Exercise brief
Without the pictures, print the lines running from the beginning of the material to the line containing "(lbEmpM) at (959,1102)", both ends included.

Information supplied
----

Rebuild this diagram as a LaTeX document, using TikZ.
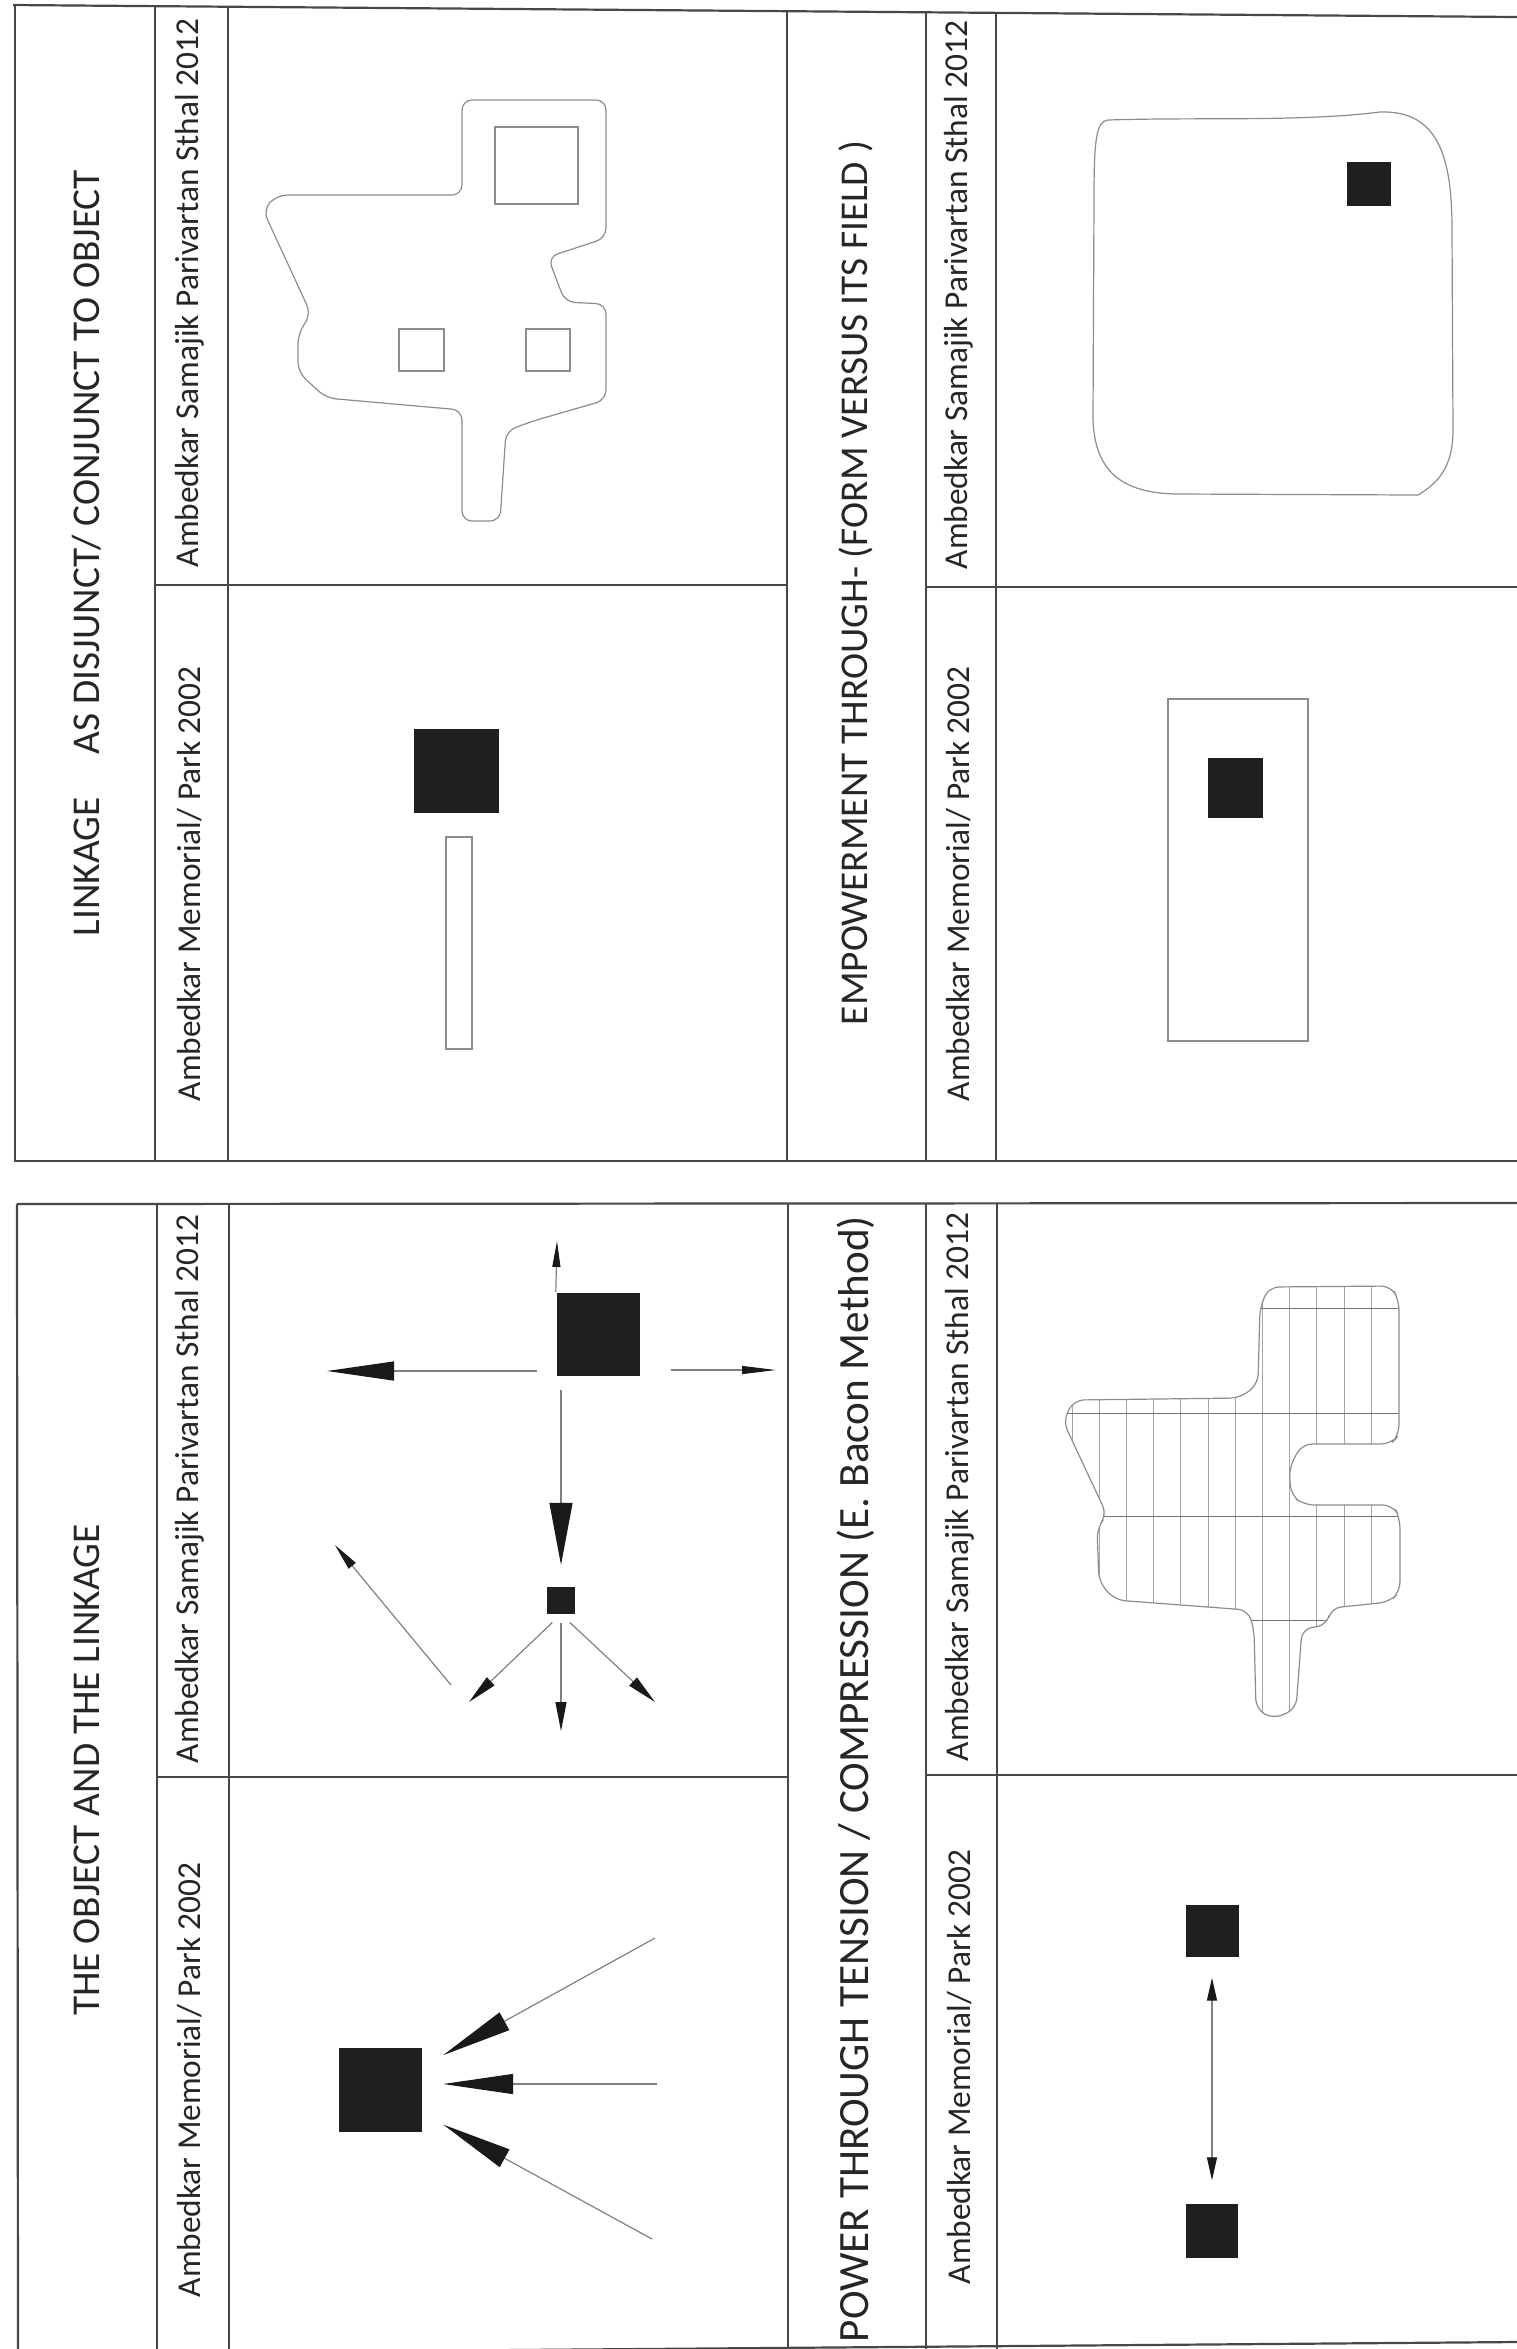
\documentclass[tikz,border=0pt]{standalone}
\usepackage{fontspec}
\setmainfont{Carlito}
\usetikzlibrary{arrows.meta}

\begin{document}
\begin{tikzpicture}[x=0.1mm, y=-0.1mm,
	every node/.style={text=black!85},
	rule/.style={draw=black!72, line width=0.22mm},
	outline/.style={draw=black!45, line width=0.12mm},
	hatch/.style={draw=black!35, line width=0.08mm},
	headtxt/.style={rotate=90, inner sep=0pt, font=\fontsize{11.2}{13}\selectfont},
	sitelbl/.style={rotate=90, anchor=west, inner sep=0pt, font=\fontsize{9.5}{11}\selectfont},
	block/.style 2 args={fill=black!88, inner sep=0pt, minimum width=#1, minimum height=#2},
	arr/.style 2 args={draw=black!50, line width=0.12mm, -{Triangle[length=#1, width=#2, color=black!90]}},
	dbl/.style={draw=black!50, line width=0.12mm, {Triangle[length=2.3mm, width=1mm, color=black!90]}-{Triangle[length=2.3mm, width=1mm, color=black!90]}}]
	\useasboundingbox (0,0) rectangle (1517,2349);
	\clip (0,0) rectangle (1517,2349);

	% upper sheet: linkage as disjunct / empowerment
	\draw[rule] (13,5) -- (1517,17);
	\draw[rule] (15,5) -- (15,1161) -- (1517,1161);
	\foreach \xa/\ya in {155/6, 228/7, 787/12, 926/13, 996/14} {
		\draw[rule] (\xa,\ya) -- (\xa,1161);
	}
	\draw[rule] (155,585) -- (787,585);
	\draw[rule] (926,587) -- (1517,587);
	\node[headtxt] (hdDis) at (87,553) {LINKAGE\hspace{1.1em}AS DISJUNCT/ CONJUNCT TO OBJECT};
	\node[headtxt] (hdEmp) at (856,583) {EMPOWERMENT THROUGH- (FORM VERSUS ITS FIELD )};
	\node[sitelbl] (lbDisS) at (190,568) {Ambedkar Samajik Parivartan Sthal 2012};
	\node[sitelbl] (lbDisM) at (190,1102) {Ambedkar Memorial/ Park 2002};
	\node[sitelbl] (lbEmpS) at (959,570) {Ambedkar Samajik Parivartan Sthal 2012};
	\node[sitelbl] (lbEmpM) at (959,1102) {Ambedkar Memorial/ Park 2002};

	% disjunct plan, Sthal
	\draw[outline, rounded corners=1mm] (462,195) -- (462,100) -- (606,100) -- (606,238) -- (548,257) -- (565,302) -- (606,304) -- (606,400) -- (533,421) -- (506,431) -- (500,521) -- (462,521) -- (462,410) -- (326,398) -- (298,372) -- (298,334) -- (311,314) -- (263,210) -- (277,195) -- cycle;
	\draw[outline] (495,127) rectangle (578,204);
	\draw[outline] (399,329) rectangle (444,371);
	\draw[outline] (526,329) rectangle (570,371);
	% disjunct, Memorial
	\node[block={8.5mm}{8.4mm}] (objDM) at (456,771) {};
	\draw[outline] (446,837) rectangle (472,1049);

	% field, Sthal
	\draw[outline] (1108,120) .. controls (1200,117) and (1300,122) .. (1380,112)
		.. controls (1440,110) and (1452,160) .. (1452,230) -- (1453,430)
		.. controls (1453,465) and (1440,482) .. (1418,495) -- (1180,494)
		.. controls (1120,494) and (1095,470) .. (1093,420) -- (1094,200)
		.. controls (1094,140) and (1096,121) .. (1108,120) -- cycle;
	\node[block={4.4mm}{4.4mm}] (objES) at (1369,184) {};
	% field, Memorial
	\draw[outline] (1168,699) rectangle (1308,1041);
	\node[block={5.5mm}{6mm}] (objEM) at (1235,788) {};

	% lower sheet: object and linkage / tension
	\draw[rule] (17,1204) -- (1517,1203);
	\draw[rule] (17,1204) -- (18,2349);
	\draw[rule] (18,2354) -- (1517,2342);
	\foreach \xa in {157, 229, 788, 926, 997} {
		\draw[rule] (\xa,1204) -- (\xa,2349);
	}
	\draw[rule] (157,1777) -- (788,1777);
	\draw[rule] (926,1775) -- (1517,1775);
	\node[headtxt] (hdObj) at (87,1770) {THE OBJECT AND THE LINKAGE};
	\node[headtxt, font=\fontsize{12.3}{14}\selectfont] (hdTen) at (856,1779) {POWER THROUGH TENSION / COMPRESSION (E. Bacon Method)};
	\node[sitelbl] (lbObjS) at (190,1764) {Ambedkar Samajik Parivartan Sthal 2012};
	\node[sitelbl] (lbObjM) at (190,2298) {Ambedkar Memorial/ Park 2002};
	\node[sitelbl] (lbTenS) at (960,1762) {Ambedkar Samajik Parivartan Sthal 2012};
	\node[sitelbl] (lbTenM) at (960,2285) {Ambedkar Memorial/ Park 2002};

	% linkage, Sthal
	\node[block={8.3mm}{8.3mm}] (bigS) at (598,1334) {};
	\node[block={2.8mm}{2.7mm}] (smallS) at (561,1600) {};
	\coordinate (upS) at (557,1241);
	\coordinate (leftS0) at (537,1371);
	\coordinate (leftS) at (327,1371);
	\coordinate (rightS0) at (671,1370);
	\coordinate (rightS) at (776,1370);
	\coordinate (downS) at (561,1731);
	\coordinate (dlS) at (469,1702);
	\coordinate (drS) at (655,1702);
	\coordinate (freeS0) at (451,1685);
	\coordinate (freeS) at (335,1545);
	\draw[arr={2.6mm}{0.8mm}] (bigS.north west) -- (upS);
	\draw[arr={6.7mm}{1.9mm}] (leftS0) -- (leftS);
	\draw[arr={3.4mm}{0.8mm}] (rightS0) -- (rightS);
	\draw[arr={6.2mm}{2.3mm}, shorten <=1.4mm, shorten >=2.1mm] (bigS.south -| smallS.north) -- (smallS.north);
	\draw[arr={2.9mm}{1.1mm}, shorten <=0.9mm] (smallS.south) -- (downS);
	\draw[arr={3mm}{1.1mm}, shorten <=1.2mm] (smallS.south) -- (dlS);
	\draw[arr={3mm}{1.1mm}, shorten <=1.2mm] (smallS.south) -- (drS);
	\draw[arr={2.7mm}{0.9mm}] (freeS0) -- (freeS);

	% linkage, Memorial
	\node[block={8.3mm}{8.4mm}] (bigM) at (380,2090) {};
	\coordinate (inA) at (655,1938);
	\coordinate (inB) at (657,2084);
	\coordinate (inC) at (652,2239);
	\draw[arr={7mm}{2mm}, shorten >=2.4mm] (inA) -- (bigM);
	\draw[arr={7mm}{2mm}, shorten >=2.1mm] (inB) -- (bigM.east |- inB);
	\draw[arr={7mm}{2mm}, shorten >=2.4mm] (inC) -- (bigM);

	% tension, Sthal (hatched plan)
	\begin{scope}[rounded corners=1mm]
		\clip (1269,1287) -- (1391,1286) -- (1399,1300) -- (1399,1435) -- (1391,1444) -- (1302,1444) -- (1289,1468) -- (1291,1495) -- (1304,1505) -- (1393,1505) -- (1400,1518) -- (1400,1592) -- (1389,1602) -- (1331,1608) -- (1327,1625) -- (1302,1629) -- (1296,1709) -- (1273,1719) -- (1256,1709) -- (1254,1629) -- (1248,1610) -- (1115,1600) -- (1099,1582) -- (1097,1528) -- (1107,1515) -- (1063,1421) -- (1074,1400) -- (1240,1398) -- (1258,1384) -- (1260,1307) -- cycle;
		\foreach \k in {0,...,11} {
			\draw[hatch] ({1072+27.2*\k},1280) -- ++(0,450);
		}
		\foreach \yy in {1308, 1413, 1516, 1620} {
			\draw[hatch, draw=black!55] (1050,\yy) -- (1410,\yy);
		}
	\end{scope}
	\draw[outline, rounded corners=1mm] (1269,1287) -- (1391,1286) -- (1399,1300) -- (1399,1435) -- (1391,1444) -- (1302,1444) -- (1289,1468) -- (1291,1495) -- (1304,1505) -- (1393,1505) -- (1400,1518) -- (1400,1592) -- (1389,1602) -- (1331,1608) -- (1327,1625) -- (1302,1629) -- (1296,1709) -- (1273,1719) -- (1256,1709) -- (1254,1629) -- (1248,1610) -- (1115,1600) -- (1099,1582) -- (1097,1528) -- (1107,1515) -- (1063,1421) -- (1074,1400) -- (1240,1398) -- (1258,1384) -- (1260,1307) -- cycle;

	% tension, Memorial
	\node[block={5.3mm}{5.2mm}] (topM) at (1212,1931) {};
	\node[block={5.2mm}{5.4mm}] (botM) at (1212,2231) {};
	\draw[dbl, shorten <=2mm, shorten >=2.3mm] (topM) -- (botM);
\end{tikzpicture}
\end{document}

----

The reply
Rebuild this diagram as a LaTeX document, using TikZ.
\documentclass[tikz,border=0pt]{standalone}
\usepackage{fontspec}
\setmainfont{Carlito}
\usetikzlibrary{arrows.meta}

\begin{document}
\begin{tikzpicture}[x=0.1mm, y=-0.1mm,
	every node/.style={text=black!85},
	rule/.style={draw=black!72, line width=0.22mm},
	outline/.style={draw=black!45, line width=0.12mm},
	hatch/.style={draw=black!35, line width=0.08mm},
	headtxt/.style={rotate=90, inner sep=0pt, font=\fontsize{11.2}{13}\selectfont},
	sitelbl/.style={rotate=90, anchor=west, inner sep=0pt, font=\fontsize{9.5}{11}\selectfont},
	block/.style 2 args={fill=black!88, inner sep=0pt, minimum width=#1, minimum height=#2},
	arr/.style 2 args={draw=black!50, line width=0.12mm, -{Triangle[length=#1, width=#2, color=black!90]}},
	dbl/.style={draw=black!50, line width=0.12mm, {Triangle[length=2.3mm, width=1mm, color=black!90]}-{Triangle[length=2.3mm, width=1mm, color=black!90]}}]
	\useasboundingbox (0,0) rectangle (1517,2349);
	\clip (0,0) rectangle (1517,2349);

	% upper sheet: linkage as disjunct / empowerment
	\draw[rule] (13,5) -- (1517,17);
	\draw[rule] (15,5) -- (15,1161) -- (1517,1161);
	\foreach \xa/\ya in {155/6, 228/7, 787/12, 926/13, 996/14} {
		\draw[rule] (\xa,\ya) -- (\xa,1161);
	}
	\draw[rule] (155,585) -- (787,585);
	\draw[rule] (926,587) -- (1517,587);
	\node[headtxt] (hdDis) at (87,553) {LINKAGE\hspace{1.1em}AS DISJUNCT/ CONJUNCT TO OBJECT};
	\node[headtxt] (hdEmp) at (856,583) {EMPOWERMENT THROUGH- (FORM VERSUS ITS FIELD )};
	\node[sitelbl] (lbDisS) at (190,568) {Ambedkar Samajik Parivartan Sthal 2012};
	\node[sitelbl] (lbDisM) at (190,1102) {Ambedkar Memorial/ Park 2002};
	\node[sitelbl] (lbEmpS) at (959,570) {Ambedkar Samajik Parivartan Sthal 2012};
	\node[sitelbl] (lbEmpM) at (959,1102) {Ambedkar Memorial/ Park 2002};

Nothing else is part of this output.